Given request »
Quote word for word the lines below, beginning with the first and ending with the one that has "y_ticks = [-800, -600, -400, -200, 0, 200, 400, 600]". Drop the pictures.

Data entries »
..........
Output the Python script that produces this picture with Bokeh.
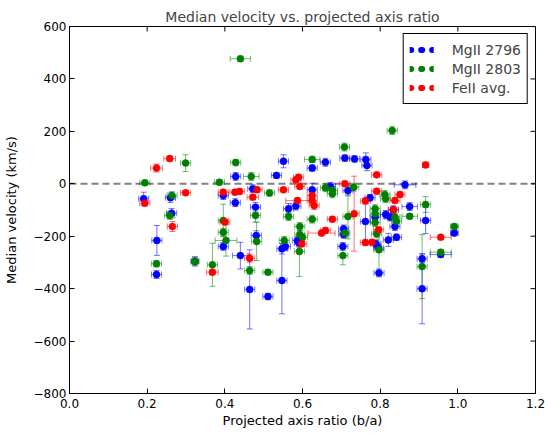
from bokeh.plotting import figure
from bokeh.models import (ColumnDataSource, Whisker, TeeHead, Span, FixedTicker,
                          Range1d, Legend, LegendItem)
from bokeh.embed import file_html
from bokeh.resources import INLINE

# ---------------- data ----------------
x_ticks = [0.0, 0.2, 0.4, 0.6, 0.8, 1.0, 1.2]
y_ticks = [-800, -600, -400, -200, 0, 200, 400, 600]

# MgII 2796
b_x = [0.191, 0.260, 0.263, 0.225, 0.224, 0.323, 0.396, 0.427,
       0.428, 0.472, 0.479, 0.396, 0.440, 0.481, 0.464, 0.511,
       0.551, 0.533, 0.625, 0.659, 0.709, 0.734, 0.763, 0.766,
       0.672, 0.717, 0.625, 0.583, 0.564, 0.762, 0.774, 0.787,
       0.814, 0.825, 0.834, 0.706, 0.706, 0.789, 0.821, 0.842,
       0.587, 0.592, 0.547, 0.556, 0.704, 0.796, 0.547, 0.797,
       0.838, 0.864, 0.876, 0.917, 0.991, 0.956, 0.908, 0.908]
b_y = [-57, -53, -112, -216, -346, -296, -45, -72,
       28, -19, -89, -239, -274, -197, -403, -430,
       86, 32, 60, 82, 98, 95, 93, 70,
       -10, -26, -23, -85, -95, -144, -53, -127,
       -117, -127, -99, -172, -193, -229, -214, -204,
       -216, -227, -248, -239, -239, -245, -369, -340,
       -163, -4, -87, -140, -188, -270, -286, -400]
b_xerr = [0.013, 0.013, 0.013, 0.013, 0.013, 0.010, 0.013, 0.013,
          0.013, 0.013, 0.013, 0.013, 0.020, 0.013, 0.013, 0.013,
          0.013, 0.013, 0.013, 0.013, 0.013, 0.013, 0.013, 0.013,
          0.013, 0.013, 0.013, 0.013, 0.013, 0.013, 0.013, 0.013,
          0.013, 0.013, 0.013, 0.013, 0.013, 0.013, 0.013, 0.013,
          0.013, 0.013, 0.013, 0.013, 0.013, 0.013, 0.013, 0.013,
          0.013, 0.028, 0.020, 0.013, 0.010, 0.027, 0.013, 0.013]
b_yerr = [25, 18, 18, 57, 15, 18, 15, 15,
          15, 15, 18, 15, 51, 18, 151, 12,
          25, 10, 12, 15, 12, 12, 25, 20,
          15, 20, 25, 15, 20, 90, 12, 15,
          15, 15, 15, 15, 15, 15, 25, 12,
          15, 15, 20, 15, 15, 15, 127, 15,
          15, 15, 15, 50, 10, 10, 15, 134]

# MgII 2803
g_x = [0.194, 0.299, 0.428, 0.468, 0.386, 0.264, 0.258, 0.515,
       0.479, 0.396, 0.396, 0.403, 0.368, 0.482, 0.224, 0.323,
       0.464, 0.511, 0.708, 0.625, 0.659, 0.677, 0.677, 0.732,
       0.564, 0.625, 0.717, 0.812, 0.814, 0.787, 0.787, 0.787,
       0.838, 0.842, 0.593, 0.709, 0.791, 0.593, 0.600, 0.553,
       0.592, 0.704, 0.797, 0.831, 0.440, 0.876, 0.917, 0.991,
       0.956, 0.908]
g_y = [4, 79, 81, 28, 6, -45, -121, -35,
       -121, -140, -185, -216, -309, -220, -305, -296,
       -331, -337, 140, 93, -15, -25, -38, -13,
       -125, -135, -125, -41, -57, -95, -114, -148,
       -127, -143, -163, -188, -191, -193, -204, -216,
       -258, -274, -252, 203, 477, -124, -79, -163,
       -261, -316]
g_xerr = [0.013, 0.013, 0.013, 0.020, 0.013, 0.013, 0.013, 0.013,
          0.013, 0.013, 0.013, 0.028, 0.013, 0.013, 0.013, 0.010,
          0.013, 0.013, 0.013, 0.020, 0.013, 0.013, 0.013, 0.013,
          0.013, 0.013, 0.013, 0.013, 0.013, 0.013, 0.013, 0.013,
          0.013, 0.013, 0.013, 0.013, 0.013, 0.013, 0.013, 0.013,
          0.013, 0.013, 0.013, 0.013, 0.026, 0.020, 0.013, 0.010,
          0.027, 0.013]
g_yerr = [10, 32, 12, 15, 10, 15, 15, 12,
          25, 62, 15, 60, 82, 73, 12, 15,
          15, 10, 15, 12, 15, 15, 15, 15,
          15, 15, 85, 15, 15, 15, 15, 15,
          15, 15, 15, 15, 15, 15, 15, 15,
          96, 35, 85, 15, 10, 10, 30, 10,
          10, 122]

# FeII avg.
r_x = [0.258, 0.224, 0.194, 0.299, 0.396, 0.426, 0.438, 0.483,
       0.472, 0.265, 0.400, 0.368, 0.464, 0.590, 0.583, 0.791,
       0.593, 0.551, 0.709, 0.733, 0.625, 0.625, 0.630, 0.587,
       0.677, 0.762, 0.791, 0.838, 0.851, 0.659, 0.649, 0.796,
       0.762, 0.779, 0.598, 0.917, 0.834, 0.956]
r_y = [96, 60, -74, -34, -32, -32, -29, -23,
       -51, -163, -146, -337, -284, 25, 15, 34,
       -10, -23, 0, -114, -45, -64, -83, -64,
       -135, -66, -28, -64, -41, -178, -188, -175,
       -224, -223, -229, 72, -99, -204]
r_xerr = [0.015, 0.015, 0.013, 0.013, 0.013, 0.013, 0.013, 0.013,
          0.015, 0.013, 0.013, 0.015, 0.013, 0.013, 0.013, 0.013,
          0.013, 0.013, 0.013, 0.013, 0.013, 0.013, 0.013, 0.030,
          0.013, 0.013, 0.013, 0.013, 0.013, 0.013, 0.035, 0.013,
          0.013, 0.013, 0.013, 0.008, 0.013, 0.027]
r_yerr = [10, 15, 10, 8, 10, 10, 10, 10,
          10, 19, 10, 10, 15, 10, 10, 8,
          10, 8, 10, 143, 15, 15, 15, 10,
          10, 10, 10, 10, 10, 10, 10, 10,
          10, 10, 10, 10, 10, 8]

series = [
    ("MgII 2796", "#0000ff", b_x, b_y, b_xerr, b_yerr),
    ("MgII 2803", "#008000", g_x, g_y, g_xerr, g_yerr),
    ("FeII avg.", "#ff0000", r_x, r_y, r_xerr, r_yerr),
]

FONT = "DejaVu Sans"
X0, X1 = x_ticks[0], x_ticks[-1]
Y0, Y1 = y_ticks[0], y_ticks[-1]

p = figure(width=545, height=434, output_backend="svg", toolbar_location=None,
           x_range=Range1d(X0, X1), y_range=Range1d(Y0, Y1),
           min_border_left=65, min_border_top=26, min_border_right=10, min_border_bottom=41)
p.title.text = "Median velocity vs. projected axis ratio"
p.title.text_font = FONT
p.title.text_font_size = "14px"
p.title.text_font_style = "normal"
p.title.align = "center"
p.title.standoff = 3
p.grid.visible = False
p.outline_line_color = "black"
p.outline_line_width = 1
p.background_fill_color = "white"
p.border_fill_color = "white"

for ax in (p.xaxis[0], p.yaxis[0]):
    ax.major_tick_in = 5
    ax.major_tick_out = 0
    ax.minor_tick_line_color = None
    ax.axis_line_color = "black"
    ax.major_label_text_font = FONT
    ax.major_label_text_font_size = "12px"
    ax.major_label_text_color = "black"
    ax.axis_label_text_font = FONT
    ax.axis_label_text_font_size = "13px"
    ax.axis_label_text_font_style = "normal"
    ax.axis_label_text_color = "black"

p.xaxis.ticker = FixedTicker(ticks=x_ticks)
p.xaxis.major_label_overrides = {t: "%.1f" % t for t in x_ticks}
p.xaxis.axis_label = "Projected axis ratio (b/a)"
p.xaxis.major_label_standoff = 5
p.xaxis.axis_label_standoff = 2
p.yaxis.ticker = FixedTicker(ticks=y_ticks)
p.yaxis.major_label_overrides = {t: ("%d" % t).replace("-", "\u2212") for t in y_ticks}
p.yaxis.axis_label = "Median velocity (km/s)"
p.yaxis.major_label_standoff = 3
p.yaxis.axis_label_standoff = 12

# inward ticks on the top and right edges (matplotlib classic style)
tick_dx = (X1 - X0) * 5 / 470.0
tick_dy = (Y1 - Y0) * 5 / 367.0
p.segment(x0=x_ticks, y0=[Y1] * len(x_ticks), x1=x_ticks, y1=[Y1 - tick_dy] * len(x_ticks),
          line_color="black", line_width=1)
p.segment(x0=[X1] * len(y_ticks), y0=y_ticks, x1=[X1 - tick_dx] * len(y_ticks), y1=y_ticks,
          line_color="black", line_width=1)

p.add_layout(Span(location=0, dimension="width", line_color="#808080",
                  line_dash="7 4", line_width=2, level="underlay"))

items = []
for label, color, xs, ys, xe, ye in series:
    src = ColumnDataSource(dict(
        x=xs, y=ys,
        xl=[a - b for a, b in zip(xs, xe)], xu=[a + b for a, b in zip(xs, xe)],
        yl=[a - b for a, b in zip(ys, ye)], yu=[a + b for a, b in zip(ys, ye)],
    ))
    for dim, base, lo, up in (("height", "x", "yl", "yu"), ("width", "y", "xl", "xu")):
        w = Whisker(source=src, base=base, lower=lo, upper=up, dimension=dim,
                    line_color=color, line_alpha=0.55, line_width=1, level="underlay",
                    upper_head=TeeHead(size=6, line_color=color, line_alpha=0.55, line_width=1),
                    lower_head=TeeHead(size=6, line_color=color, line_alpha=0.55, line_width=1))
        p.add_layout(w)
    p.scatter("x", "y", source=src, size=7, fill_color=color, line_color=color,
              line_alpha=0.5, line_width=1)
    dummy = p.line(x=[float("nan")], y=[float("nan")], line_color=color, line_width=6,
                   line_dash="1 10", line_cap="round")
    items.append(LegendItem(label=label, renderers=[dummy]))

legend = Legend(items=items, location="top_right", margin=7, padding=6, spacing=0,
                glyph_width=24, glyph_height=19, label_height=19, label_standoff=18,
                label_text_font=FONT, label_text_font_size="14px",
                border_line_color="black", border_line_width=1, border_line_alpha=1,
                background_fill_color="white", background_fill_alpha=1)
p.add_layout(legend)

open("out.html", "w").write(file_html(p, INLINE))
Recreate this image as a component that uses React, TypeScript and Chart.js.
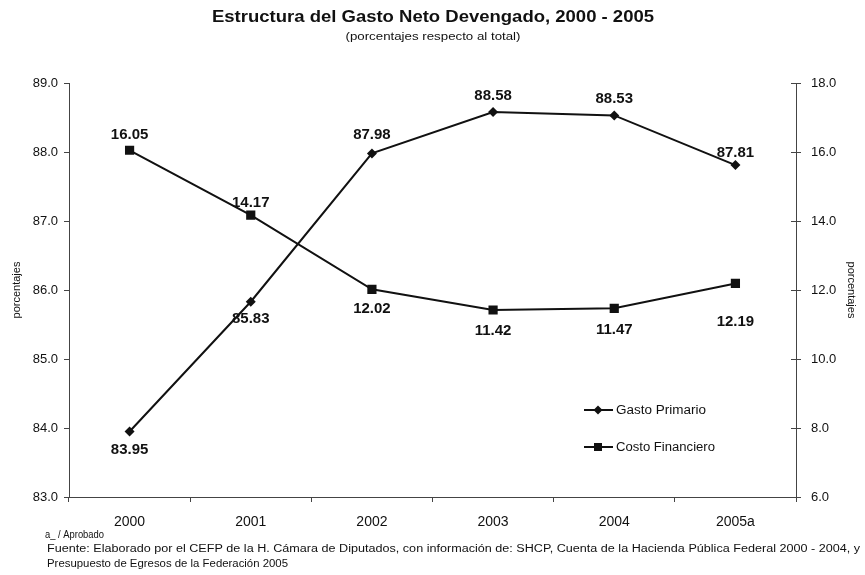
import React, { useEffect, useRef } from "react";
import { Chart, registerables } from "chart.js";

Chart.register(...registerables);

const categories = ["2000", "2001", "2002", "2003", "2004", "2005a"];
const gastoPrimario = [83.95, 85.83, 87.98, 88.58, 88.53, 87.81];
const costoFinanciero = [16.05, 14.17, 12.02, 11.42, 11.47, 12.19];
const seriesNames = ["Gasto Primario", "Costo Financiero"];
const leftAxis = { min: 83, max: 89, step: 1 };
const rightAxis = { min: 6, max: 18, step: 2 };
const titleText = "Estructura del Gasto Neto Devengado, 2000 - 2005";
const subtitleText = "(porcentajes respecto al total)";
const axisTitle = "porcentajes";
const noteText = "a_ / Aprobado";
const sourceLines = [
  "Fuente: Elaborado por el CEFP de la H. Cámara de Diputados, con información de: SHCP, Cuenta de la Hacienda Pública Federal 2000 - 2004, y",
  "Presupuesto de Egresos de la Federación 2005",
];

// label vertical offsets (style only)
const gastoLabelOffsets = [18, 17, -19, -16, -17, -12];
const costoLabelOffsets = [-15, -12, 20, 21, 22, 38];

const FONT = "'Liberation Sans', 'DejaVu Sans', sans-serif";

function stretchText(ctx: any, text: string, x: number, y: number, width: number, align: string) {
  const w = ctx.measureText(text).width;
  const s = width / w;
  ctx.save();
  let left = x;
  if (align === "center") left = x - width / 2;
  ctx.translate(left, y);
  ctx.scale(s, 1);
  ctx.textAlign = "left";
  ctx.fillText(text, 0, 0);
  ctx.restore();
}

const decorPlugin = {
  id: "decor",
  afterDraw(chart: any) {
    const ctx = chart.ctx;
    ctx.save();
    ctx.fillStyle = "#111";
    ctx.textBaseline = "middle";

    // inner ticks on the right axis
    const y1 = chart.scales.y1;
    ctx.strokeStyle = "#444";
    ctx.lineWidth = 1;
    y1.ticks.forEach((t: any) => {
      const py = Math.round(y1.getPixelForValue(t.value)) + 0.5;
      ctx.beginPath();
      ctx.moveTo(y1.left - 5, py);
      ctx.lineTo(y1.left, py);
      ctx.stroke();
    });

    // data labels
    ctx.textAlign = "center";
    ctx.font = `bold 15px ${FONT}`;
    const offsets = [gastoLabelOffsets, costoLabelOffsets];
    chart.data.datasets.forEach((ds: any, di: number) => {
      const meta = chart.getDatasetMeta(di);
      meta.data.forEach((pt: any, i: number) => {
        ctx.fillText(ds.data[i].toFixed(2), pt.x, pt.y + offsets[di][i]);
      });
    });

    // title
    ctx.font = `bold 16px ${FONT}`;
    stretchText(ctx, titleText, 433, 18, 442, "center");
    ctx.font = `10px ${FONT}`;
    stretchText(ctx, subtitleText, 433, 37, 175, "center");

    // legend
    const legendY = [410, 447];
    legendY.forEach((ly, i) => {
      ctx.strokeStyle = "#111";
      ctx.lineWidth = 2;
      ctx.beginPath();
      ctx.moveTo(584, ly);
      ctx.lineTo(613, ly);
      ctx.stroke();
      ctx.fillStyle = "#111";
      ctx.beginPath();
      if (i === 0) {
        ctx.moveTo(598, ly - 4.5);
        ctx.lineTo(602.5, ly);
        ctx.lineTo(598, ly + 4.5);
        ctx.lineTo(593.5, ly);
        ctx.closePath();
      } else {
        ctx.rect(594, ly - 4, 8, 8);
      }
      ctx.fill();
      ctx.font = `12px ${FONT}`;
      stretchText(ctx, seriesNames[i], 616, ly + 1, i === 0 ? 90 : 99, "left");
    });

    // footer
    ctx.font = `10px ${FONT}`;
    stretchText(ctx, noteText, 45, 535, 59, "left");
    stretchText(ctx, sourceLines[0], 47, 549, 813, "left");
    stretchText(ctx, sourceLines[1], 47, 564, 241, "left");
    ctx.restore();
  },
};

export default function App() {
  const ref = useRef<HTMLCanvasElement | null>(null);
  useEffect(() => {
    if (!ref.current) return;
    const chart = new Chart(ref.current, {
      type: "line",
      data: {
        labels: categories,
        datasets: [
          {
            label: seriesNames[0],
            data: gastoPrimario,
            yAxisID: "y",
            borderColor: "#111",
            backgroundColor: "#111",
            borderWidth: 2,
            pointStyle: "rectRot",
            pointRadius: 5,
            pointBorderWidth: 0,
            tension: 0,
          },
          {
            label: seriesNames[1],
            data: costoFinanciero,
            yAxisID: "y1",
            borderColor: "#111",
            backgroundColor: "#111",
            borderWidth: 2,
            pointStyle: "rect",
            pointRadius: 6.5,
            pointBorderWidth: 0,
            tension: 0,
          },
        ],
      },
      options: {
        responsive: false,
        animation: false,
        devicePixelRatio: 1,
        layout: { padding: { top: 83, left: 0, right: 0, bottom: 0 } },
        plugins: {
          legend: { display: false },
          tooltip: { enabled: false },
          title: { display: false },
        },
        scales: {
          x: {
            offset: true,
            afterFit(scale: any) {
              scale.height = 78;
            },
            grid: {
              offset: true,
              drawOnChartArea: false,
              drawTicks: true,
              tickLength: 5,
              color: "#444",
            },
            border: { color: "#444", width: 1 },
            ticks: {
              color: "#111",
              font: { size: 14, family: FONT },
              padding: 12,
              maxRotation: 0,
            },
          },
          y: {
            position: "left",
            min: leftAxis.min,
            max: leftAxis.max,
            afterFit(scale: any) {
              scale.width = 69;
            },
            grid: { drawOnChartArea: false, tickLength: 5, color: "#444" },
            border: { color: "#444", width: 1 },
            ticks: {
              stepSize: leftAxis.step,
              color: "#111",
              padding: 6,
              font: { size: 13, family: FONT },
              callback: (v: any) => Number(v).toFixed(1),
            },
            title: {
              display: true,
              text: axisTitle,
              color: "#111",
              font: { size: 11, family: FONT },
              padding: { top: 10, bottom: 0 },
            },
          },
          y1: {
            position: "right",
            min: rightAxis.min,
            max: rightAxis.max,
            afterFit(scale: any) {
              scale.width = 69;
            },
            grid: { drawOnChartArea: false, tickLength: 5, color: "#444" },
            border: { color: "#444", width: 1 },
            ticks: {
              stepSize: rightAxis.step,
              color: "#111",
              padding: 10,
              font: { size: 13, family: FONT },
              callback: (v: any) => Number(v).toFixed(1),
            },
            title: {
              display: true,
              text: axisTitle,
              color: "#111",
              font: { size: 11, family: FONT },
              padding: { top: 7, bottom: 0 },
            },
          },
        },
      },
      plugins: [decorPlugin],
    } as any);
    return () => chart.destroy();
  }, []);
  return (
    <div style={{ position: "absolute", left: 0, top: 0, width: 865, height: 575, background: "#fff" }}>
      <canvas ref={ref} width={865} height={575} style={{ width: 865, height: 575 }} />
    </div>
  );
}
..........
Written solution »
Output the Python script that produces this picture with Bokeh.
from bokeh.plotting import figure
from bokeh.models import (ColumnDataSource, Whisker, TeeHead, Span, FixedTicker,
                          Range1d, Legend, LegendItem)
from bokeh.embed import file_html
from bokeh.resources import INLINE

# ---------------- data ----------------
x_ticks = [0.0, 0.2, 0.4, 0.6, 0.8, 1.0, 1.2]
y_ticks = [-800, -600, -400, -200, 0, 200, 400, 600]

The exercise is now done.